GLM_20110516

Participants

Ali Akoglu	Dave Lowenthal	Martha Narro
Tapasya Patki	Matt Vaughn

Agenda

Discuss the update posted by Ali on 5/6/2011.

Notes

Population effects are now handled.
GPU version of PLM
Far more efficient than the GLM version was.
They got further than expected, so ran into some issues working on TACC.
- Have an mpi version and mpi version with gpu on tacc.
- Performance of gpu implemetation is not as good as they would like.
Matt's philosophy is: get it working, then get it working right, then get it working fast
- They are in the get it fast stage
Multi node multi gpu has issues that would not come up in the other implementation.
- For example, where will data reside in this implementation.
- TP: The accuracy is fine.
- The issue is how to layout the gpu and distrubute the data.
MV: The 1 to 1 comparison is a decent speed up.
The performance problem is in the communication.
A: Which is more informative for you: time spent on alignment per SNP or complete execution time?
- MV: Thinks execution time per SNP is what needs to be optimized.
- D: Makes Sense.
448 vs 362 sec is a ____ (CPU mpi is one node one core)
Numbers are much better off Longhorn.
It's probably that we are new on Longhorn.
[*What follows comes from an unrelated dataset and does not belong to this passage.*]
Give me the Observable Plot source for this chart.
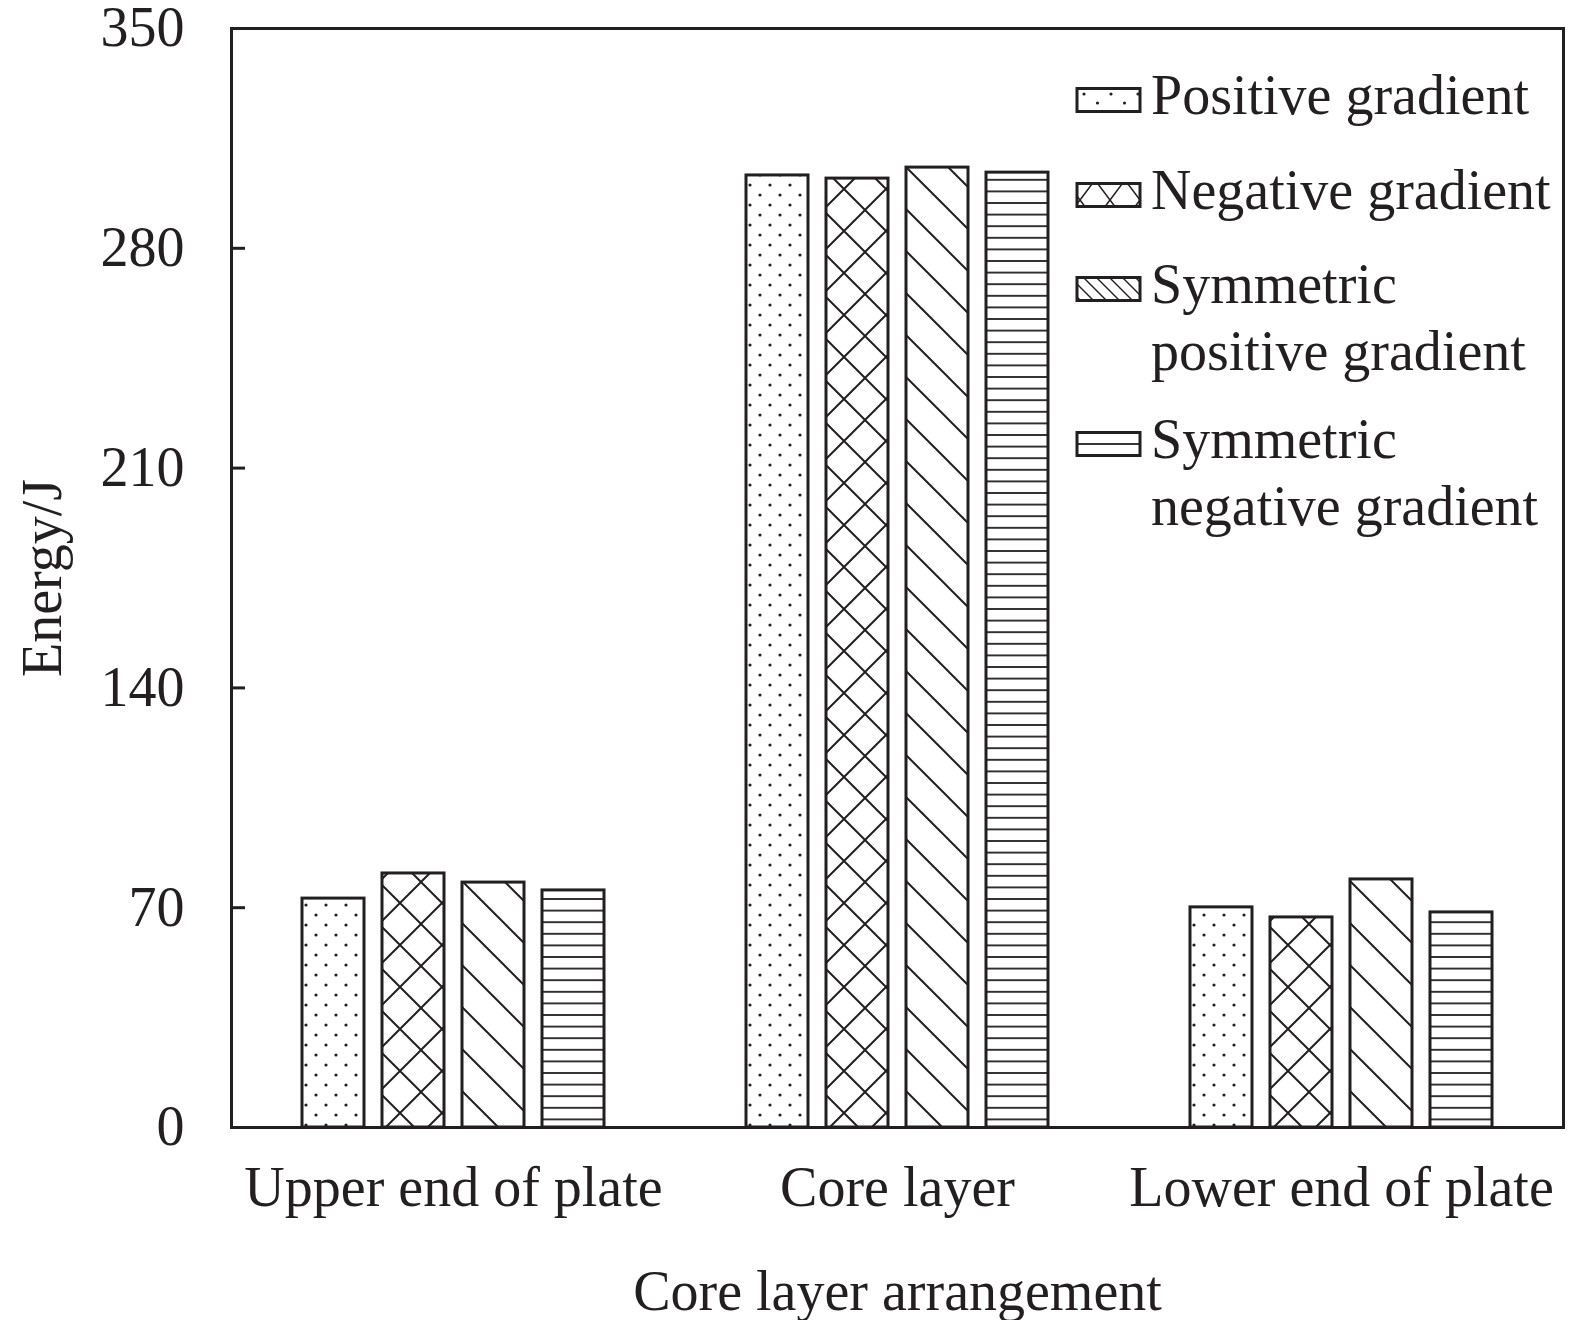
<!DOCTYPE html>
<html><head><meta charset="utf-8">
<script src="https://cdn.jsdelivr.net/npm/d3@7"></script>
<script src="https://cdn.jsdelivr.net/npm/@observablehq/plot@0.6"></script>
<style>
body{margin:0;background:#fff}
#chart{position:relative;width:1575px;height:1320px}
#legend{position:absolute;left:0;top:0;pointer-events:none}
</style>
</head><body>
<svg width="0" height="0" style="position:absolute">
  <defs>
    <pattern id="pat-dots" patternUnits="userSpaceOnUse" width="20" height="20">
      <circle cx="5" cy="5" r="1.6" fill="#231f20"/>
      <circle cx="15" cy="15" r="1.6" fill="#231f20"/>
    </pattern>
    <pattern id="pat-cross" patternUnits="userSpaceOnUse" width="42" height="42">
      <path d="M-2,-2L44,44M44,-2L-2,44" stroke="#231f20" stroke-width="2" fill="none"/>
    </pattern>
    <pattern id="pat-diag" patternUnits="userSpaceOnUse" width="42" height="42">
      <path d="M-2,-2L44,44M-4,38L4,46M38,-4L46,4" stroke="#231f20" stroke-width="2" fill="none"/>
    </pattern>
    <pattern id="pat-horiz" patternUnits="userSpaceOnUse" width="20" height="11.6">
      <path d="M0,5.8H20" stroke="#231f20" stroke-width="1.8" fill="none"/>
    </pattern>
    <pattern id="leg-dots" patternUnits="userSpaceOnUse" width="27" height="18">
      <circle cx="4" cy="4" r="1.6" fill="#231f20"/>
      <circle cx="17.5" cy="13" r="1.6" fill="#231f20"/>
    </pattern>
    <pattern id="leg-cross" patternUnits="userSpaceOnUse" width="30" height="40">
      <path d="M-1,-1.33L31,41.33M31,-1.33L-1,41.33" stroke="#231f20" stroke-width="1.6" fill="none"/>
    </pattern>
    <pattern id="leg-diag" patternUnits="userSpaceOnUse" width="13" height="13">
      <path d="M-2,-2L15,15M-3,10L3,16M10,-3L16,3" stroke="#231f20" stroke-width="1.4" fill="none"/>
    </pattern>
    <pattern id="leg-horiz" patternUnits="userSpaceOnUse" width="20" height="24">
      <path d="M0,12H20" stroke="#231f20" stroke-width="1.8" fill="none"/>
    </pattern>
  </defs>
</svg>
<div id="chart"></div>
<script>
const groups = ["Upper end of plate", "Core layer", "Lower end of plate"];
const series = ["Positive gradient", "Negative gradient", "Symmetric positive gradient", "Symmetric negative gradient"];
const legendLines = [["Positive gradient"], ["Negative gradient"], ["Symmetric", "positive gradient"], ["Symmetric", "negative gradient"]];
const upperValues = [72.9, 80.9, 78.0, 75.5];
const coreValues = [303.2, 302.2, 305.7, 304.1];
const lowerValues = [70.1, 66.9, 79.0, 68.5];
const yTicks = [0, 70, 140, 210, 280, 350];
const yTitle = "Energy/J";
const xTitle = "Core layer arrangement";
const patternNames = ["dots", "cross", "diag", "horiz"];

const data = [upperValues, coreValues, lowerValues].flatMap((vals, gi) =>
  vals.map((v, si) => ({group: groups[gi], series: series[si], value: v})));

const ink = "#231f20";
const font = "'Liberation Serif','Times New Roman',serif";

const plot = Plot.plot({
  width: 1575,
  height: 1320,
  marginLeft: 230,
  marginRight: 11,
  marginTop: 28,
  marginBottom: 193,
  style: {fontFamily: font, fontSize: "56px", color: ink, background: "white", overflow: "visible"},
  fx: {domain: groups, padding: 0, label: null, axis: null},
  x: {domain: series, paddingInner: 0.22, paddingOuter: 0.872, axis: null},
  y: {domain: [0, 350], ticks: yTicks, label: null},
  color: {domain: series, range: patternNames.map(p => `url(#pat-${p})`)},
  marks: [
    Plot.barY(data, {fx: "group", x: "series", y: "value", fill: "series", stroke: ink, strokeWidth: 3}),
    Plot.frame({facet: "super", stroke: ink, strokeWidth: 3}),
    Plot.axisY({ticks: yTicks, tickSize: -14, tickPadding: 61, strokeWidth: 3, fontSize: 56, label: null}),
    Plot.axisFx({anchor: "bottom", tickSize: 0, tickPadding: 39, fontSize: 56, label: null}),
    Plot.text([yTitle], {facet: "super", frameAnchor: "left", rotate: -90, dx: -188, textAnchor: "middle", lineAnchor: "middle", fontSize: 56, fill: ink}),
    Plot.text([xTitle], {facet: "super", frameAnchor: "bottom", dy: 182, fontSize: 56, fill: ink})
  ]
});
document.getElementById("chart").appendChild(plot);

// legend overlay inside the plot frame
const legend = d3.select("#chart").append("svg")
  .attr("id", "legend").attr("width", 1575).attr("height", 1320)
  .style("font-family", font).style("font-size", "56px");
const baselines = [114, 209, 303, 458];
legendLines.forEach((lines, i) => {
  const b = baselines[i];
  legend.append("rect")
    .attr("x", 1077).attr("y", b - 14 - 11.5).attr("width", 63).attr("height", 23)
    .attr("fill", `url(#leg-${patternNames[i]})`).attr("stroke", ink).attr("stroke-width", 3);
  lines.forEach((t, j) => {
    legend.append("text").attr("x", 1151).attr("y", b + j * 67).attr("fill", ink).text(t);
  });
});
</script>
</body></html>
Expect within a month it will be better.
Getting only a 20% speed up in a gpu would not be satisfactory to us.
MV: Longhorn is large and has older, single precision GPUs.
- Lonestar has a decent number of new Fermi nodes(?). Might that help?
- D: We could try that if our latest runs do not look better.
- Would need account.
- MV: I can arrange that. No problem.
A: cpu gpu hybrid approach not giving great improvement.
Reduce memory footprint and run whole thing on gpu. To reduce memory IO overhead.
There is a limit in terms of number of total threads.
MV: Won’t change size of dataset, just number of threads?
- D: correct
- M: That’s a bit unintuitive. Thanks for clarifying. Wondered about it in the update.
- D: That's why we wanted to talk.
A: Remember that the cpu version also improved (glm vs clm). If we hadn’t improved the cpu version (baseline for comparison), the numbers would look better.
MV: Is that the c++ from John Peterson?
TP: Yes, modified by Peter.
MV: nclude the run with that original code. That would make a nice comparison.
Ali describing next steps to work on:
- 1) Further optimization on current implementation
- 2 ) Ideal comparison would be build from SVD eliminated, and the partitioned linear model (PLM).
  - MV: This problem launched a long linear algebra discussion here.
- 3) Stepwise regression
MV: they are building Tassel into the DE.
- Glm, clm, modular...
- It would be nice to drop a hook to this code into their DE tool.
- Once it is running on TACC's hardware, there is a lot more to tassel than this algorithm.
MV: This project has been an interesting model for data scalability that can not just be wrapped or handled by additional cores/nodes (expensive). It illustrates that the original algorithm's code needs to be optimized.
Dave and Ali agreed to post monthly updates to the wiki.

Decisions

Next work to be done:
- 1) Further optimization on current implementation
- 2) Ideal comparison would be build from SVD eliminated, and the partitioned linear model (PLM).
- 3) Stepwise regression
Dave and Ali will post monthly updates to the wiki.